* **Problem details**
Copy exactly the lines that run from the top of the listing to the line containing "from matplotlib.patches import Rectangle", both ends included, and omit the pictures.

────────

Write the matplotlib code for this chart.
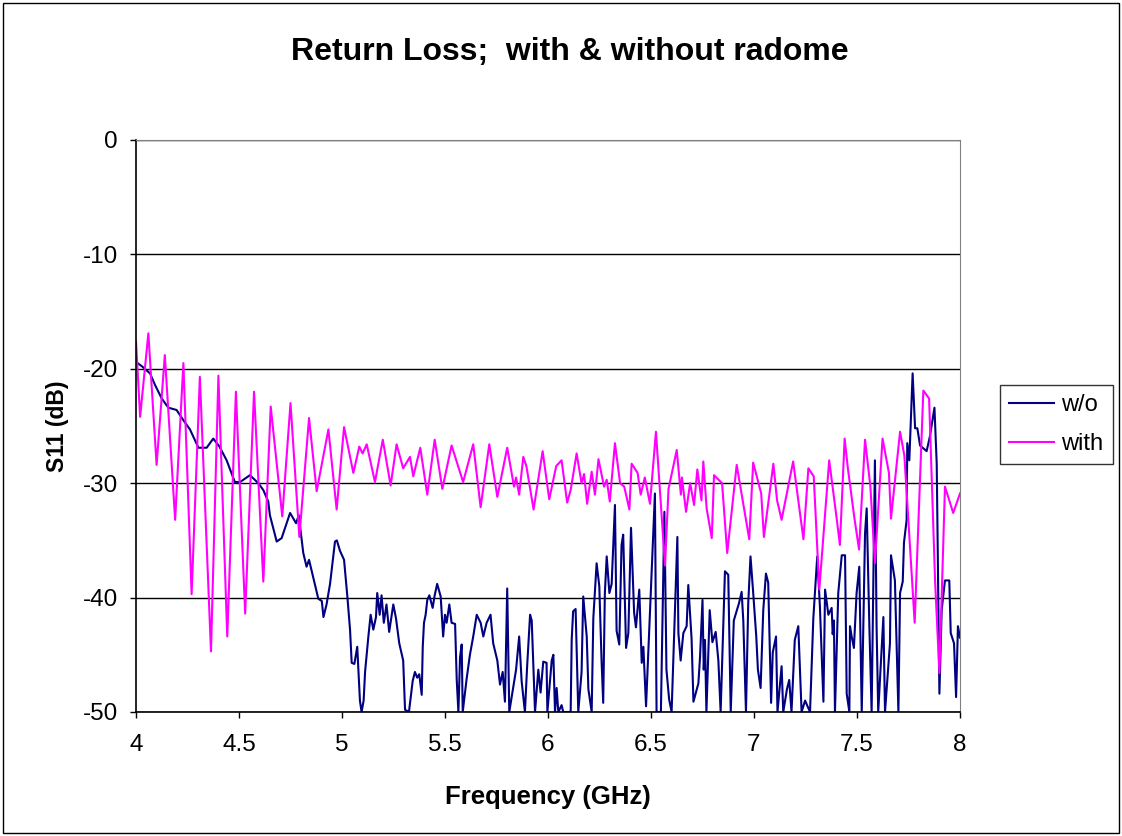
import matplotlib.pyplot as plt
from matplotlib.patches import Rectangle

# "with radome" trace (magenta)
with_freq = [
    4.000, 4.020, 4.060, 4.100, 4.140, 4.190, 4.230, 4.270, 4.310, 4.364,
    4.400, 4.443, 4.485, 4.530, 4.573, 4.618, 4.654, 4.710, 4.750, 4.793,
    4.840, 4.877, 4.934, 4.974, 5.010, 5.055, 5.084, 5.100, 5.120, 5.160,
    5.198, 5.236, 5.265, 5.297, 5.330, 5.346, 5.380, 5.414, 5.450, 5.487,
    5.532, 5.588, 5.637, 5.673, 5.715, 5.754, 5.802, 5.835, 5.845, 5.860,
    5.880, 5.895, 5.930, 5.974, 6.006, 6.040, 6.066, 6.093, 6.110, 6.139,
    6.163, 6.175, 6.190, 6.212, 6.228, 6.245, 6.272, 6.285, 6.300, 6.325,
    6.350, 6.370, 6.395, 6.406, 6.435, 6.450, 6.470, 6.495, 6.524, 6.568,
    6.585, 6.625, 6.645, 6.650, 6.670, 6.690, 6.709, 6.725, 6.745, 6.754,
    6.770, 6.795, 6.806, 6.845, 6.870, 6.916, 6.977, 6.996, 7.035, 7.048,
    7.094, 7.112, 7.134, 7.190, 7.240, 7.264, 7.290, 7.317, 7.365, 7.400,
    7.417, 7.440, 7.455, 7.487, 7.510, 7.539, 7.565, 7.587, 7.624, 7.655,
    7.665, 7.709, 7.730, 7.780, 7.822, 7.850, 7.879, 7.900, 7.927, 7.967,
    8.000,
]
with_db = [
    -17.6, -24.2, -16.9, -28.4, -18.8, -33.2, -19.5, -39.7, -20.7, -44.7,
    -20.6, -43.4, -22.0, -41.4, -22.0, -38.6, -23.3, -32.9, -23.0, -34.7,
    -24.3, -30.7, -25.3, -32.3, -25.1, -29.1, -26.8, -27.4, -26.6, -29.9,
    -26.2, -30.2, -26.6, -28.7, -27.7, -29.4, -26.9, -31.0, -26.2, -30.5,
    -26.7, -29.9, -26.6, -32.1, -26.6, -31.2, -26.9, -30.3, -29.5, -31.0,
    -27.7, -28.5, -32.3, -27.2, -31.4, -28.5, -28.0, -31.7, -30.6, -27.4,
    -30.0, -29.2, -31.8, -29.0, -31.0, -27.9, -30.3, -29.7, -31.6, -26.5,
    -30.0, -30.3, -32.3, -28.3, -29.1, -31.0, -29.5, -31.8, -25.5, -37.2,
    -30.5, -27.1, -31.0, -29.5, -32.5, -30.0, -31.9, -28.8, -31.5, -28.1,
    -32.2, -34.8, -29.3, -30.0, -36.1, -28.4, -34.9, -28.2, -30.9, -34.7,
    -28.3, -31.5, -33.2, -28.1, -34.9, -28.7, -29.4, -39.3, -28.0, -32.9,
    -35.4, -26.1, -28.6, -33.0, -35.8, -26.2, -30.3, -37.0, -26.1, -29.1,
    -33.1, -25.5, -27.6, -42.2, -21.9, -22.6, -38.5, -46.6, -30.3, -32.6,
    -30.9,
]

# "without radome" trace (navy)
wo_freq = [
    4.000, 4.030, 4.068, 4.092, 4.125, 4.157, 4.197, 4.230, 4.262, 4.303,
    4.343, 4.375, 4.405, 4.440, 4.480, 4.505, 4.553, 4.594, 4.618, 4.642,
    4.650, 4.683, 4.707, 4.748, 4.777, 4.790, 4.812, 4.828, 4.840, 4.857,
    4.885, 4.902, 4.910, 4.925, 4.942, 4.966, 4.975, 4.990, 5.010, 5.026,
    5.039, 5.047, 5.060, 5.074, 5.087, 5.095, 5.105, 5.112, 5.128, 5.139,
    5.152, 5.165, 5.171, 5.183, 5.192, 5.203, 5.216, 5.229, 5.249, 5.262,
    5.278, 5.297, 5.306, 5.325, 5.343, 5.354, 5.365, 5.375, 5.387, 5.392,
    5.398, 5.406, 5.414, 5.424, 5.440, 5.450, 5.462, 5.479, 5.491, 5.500,
    5.508, 5.521, 5.532, 5.549, 5.557, 5.565, 5.573, 5.581, 5.586, 5.605,
    5.621, 5.637, 5.654, 5.673, 5.686, 5.702, 5.721, 5.734, 5.754, 5.767,
    5.780, 5.791, 5.802, 5.812, 5.845, 5.860, 5.872, 5.888, 5.899, 5.913,
    5.921, 5.937, 5.953, 5.964, 5.977, 5.993, 5.997, 6.018, 6.026, 6.034,
    6.042, 6.050, 6.066, 6.074, 6.110, 6.115, 6.122, 6.134, 6.147, 6.163,
    6.171, 6.188, 6.196, 6.212, 6.220, 6.236, 6.249, 6.260, 6.268, 6.276,
    6.285, 6.298, 6.309, 6.325, 6.333, 6.346, 6.357, 6.365, 6.379, 6.390,
    6.403, 6.418, 6.427, 6.443, 6.455, 6.463, 6.476, 6.502, 6.519, 6.527,
    6.548, 6.565, 6.575, 6.588, 6.600, 6.628, 6.633, 6.644, 6.657, 6.673,
    6.681, 6.697, 6.706, 6.730, 6.738, 6.750, 6.756, 6.762, 6.769, 6.785,
    6.798, 6.814, 6.827, 6.838, 6.859, 6.875, 6.887, 6.902, 6.927, 6.940,
    6.948, 6.961, 6.972, 6.983, 6.995, 7.011, 7.019, 7.032, 7.045, 7.058,
    7.069, 7.083, 7.091, 7.107, 7.114, 7.134, 7.142, 7.160, 7.171, 7.182,
    7.198, 7.215, 7.231, 7.248, 7.272, 7.288, 7.307, 7.320, 7.337, 7.345,
    7.361, 7.377, 7.382, 7.388, 7.393, 7.409, 7.426, 7.442, 7.450, 7.463,
    7.466, 7.474, 7.485, 7.498, 7.511, 7.523, 7.539, 7.547, 7.560, 7.571,
    7.587, 7.595, 7.603, 7.628, 7.636, 7.660, 7.665, 7.684, 7.701, 7.709,
    7.722, 7.728, 7.741, 7.744, 7.754, 7.770, 7.782, 7.793, 7.806, 7.838,
    7.854, 7.876, 7.887, 7.900, 7.911, 7.927, 7.948, 7.955, 7.971, 7.981,
    7.990, 8.000,
]
wo_db = [
    -19.4, -19.8, -20.4, -21.4, -22.6, -23.4, -23.6, -24.5, -25.3, -26.9,
    -26.9, -26.1, -26.8, -28.0, -29.9, -29.9, -29.3, -30.0, -30.6, -31.6,
    -32.8, -35.1, -34.8, -32.6, -33.5, -32.8, -36.1, -37.3, -36.7, -38.0,
    -40.1, -40.3, -41.7, -40.6, -38.8, -35.1, -35.0, -35.9, -36.7, -39.9,
    -42.8, -45.7, -45.8, -44.3, -49.0, -50.0, -49.0, -46.5, -43.4, -41.5,
    -42.8, -41.7, -39.6, -41.5, -39.8, -42.2, -40.6, -43.0, -40.6, -41.8,
    -44.0, -45.5, -49.8, -50.0, -47.3, -46.5, -47.0, -46.7, -48.5, -44.3,
    -42.2, -41.5, -40.2, -39.8, -40.9, -39.8, -38.8, -39.9, -43.4, -41.5,
    -42.2, -40.6, -42.2, -42.3, -47.2, -50.0, -45.2, -44.1, -50.0, -47.1,
    -45.0, -43.4, -41.5, -42.2, -43.4, -42.2, -41.5, -44.0, -45.5, -47.6,
    -46.5, -49.1, -39.2, -50.0, -46.3, -43.4, -47.3, -50.0, -45.9, -41.5,
    -42.0, -50.0, -46.3, -48.3, -45.6, -45.7, -50.0, -45.5, -45.0, -50.0,
    -47.9, -50.0, -49.4, -50.0, -50.0, -43.7, -41.2, -41.0, -50.0, -46.5,
    -39.9, -43.4, -48.0, -50.0, -41.8, -37.0, -39.0, -45.5, -49.2, -39.6,
    -36.4, -39.6, -38.8, -31.9, -42.9, -44.1, -35.4, -34.5, -44.4, -43.1,
    -33.9, -41.3, -42.6, -39.3, -45.7, -44.3, -49.5, -38.3, -30.9, -50.0,
    -50.0, -32.5, -46.3, -48.9, -50.0, -34.7, -43.1, -45.5, -43.1, -42.5,
    -38.9, -43.6, -49.1, -47.5, -45.2, -40.2, -46.3, -43.7, -50.0, -41.1,
    -43.9, -43.0, -45.5, -50.0, -37.7, -38.0, -50.0, -42.0, -40.5, -39.5,
    -42.0, -50.0, -40.5, -36.4, -39.3, -43.4, -46.3, -47.9, -41.1, -37.9,
    -38.7, -49.2, -44.8, -43.4, -50.0, -46.0, -50.0, -48.0, -47.2, -50.0,
    -43.7, -42.5, -50.0, -49.0, -50.0, -41.8, -36.4, -40.8, -49.1, -39.3,
    -41.5, -40.9, -43.2, -42.0, -50.0, -39.6, -36.3, -36.3, -48.4, -50.0,
    -42.5, -43.4, -44.4, -39.6, -37.3, -50.0, -34.4, -32.2, -42.5, -50.0,
    -28.0, -42.5, -50.0, -41.7, -50.0, -44.0, -36.3, -38.5, -50.0, -39.6,
    -38.6, -35.2, -33.2, -26.5, -28.0, -20.4, -25.2, -25.2, -26.7, -27.2,
    -25.9, -23.4, -28.3, -48.4, -41.1, -38.5, -38.5, -43.1, -44.0, -48.7,
    -42.5, -43.5,
]

x_ticks = [4, 4.5, 5, 5.5, 6, 6.5, 7, 7.5, 8]
x_tick_labels = ["4", "4.5", "5", "5.5", "6", "6.5", "7", "7.5", "8"]
y_ticks = [0, -10, -20, -30, -40, -50]

plt.rcParams["font.family"] = ["Liberation Sans", "DejaVu Sans"]
plt.rcParams["axes.unicode_minus"] = False

W, H = 1122, 836
fig = plt.figure(figsize=(W / 100, H / 100), dpi=100)
ax = fig.add_axes([136 / W, 1 - 712 / H, 824 / W, 572 / H])

ax.plot(wo_freq, wo_db, color="#000080", lw=1.5, label="w/o")
ax.plot(with_freq, with_db, color="#FF00FF", lw=1.5, label="with")

ax.set_xlim(4, 8)
ax.set_ylim(-50, 0)
ax.set_xticks(x_ticks)
ax.set_xticklabels(x_tick_labels)
ax.set_yticks(y_ticks)
ax.tick_params(axis="both", labelsize=17.5, direction="out", length=4, width=1)
ax.tick_params(axis="x", pad=12)
ax.tick_params(axis="y", pad=9)
ax.yaxis.grid(True, color="black", lw=1)
ax.set_axisbelow(True)

for side in ("top", "right"):
    ax.spines[side].set_color("#808080")
ax.spines["left"].set_linewidth(1.2)
ax.spines["bottom"].set_linewidth(1.2)

fig.text(570 / W, 1 - 52 / H, "Return Loss;  with & without radome",
         fontsize=23, fontweight="bold", ha="center", va="center")
ax.set_xlabel("Frequency (GHz)", fontsize=18.5, fontweight="bold", labelpad=21)
ax.set_ylabel("S11 (dB)", fontsize=16.5, fontweight="bold", labelpad=10)

leg = ax.legend(
    loc="upper left",
    bbox_to_anchor=(1000 / W, 1 - 385 / H),
    bbox_transform=fig.transFigure,
    borderaxespad=0,
    fontsize=17,
    frameon=True,
    fancybox=False,
    borderpad=0.4,
    handlelength=1.9,
    handletextpad=0.3,
    labelspacing=0.7,
)
leg.get_frame().set_edgecolor("black")
leg.get_frame().set_linewidth(1)

# thin border around the whole chart area
fig.patches.append(
    Rectangle((0.003, 0.003), 0.994, 0.994, transform=fig.transFigure,
              fill=False, edgecolor="black", lw=1)
)

fig.savefig("out.png", dpi=100)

────────

* **The answer**
Write the matplotlib code for this chart.
import matplotlib.pyplot as plt
from matplotlib.patches import Rectangle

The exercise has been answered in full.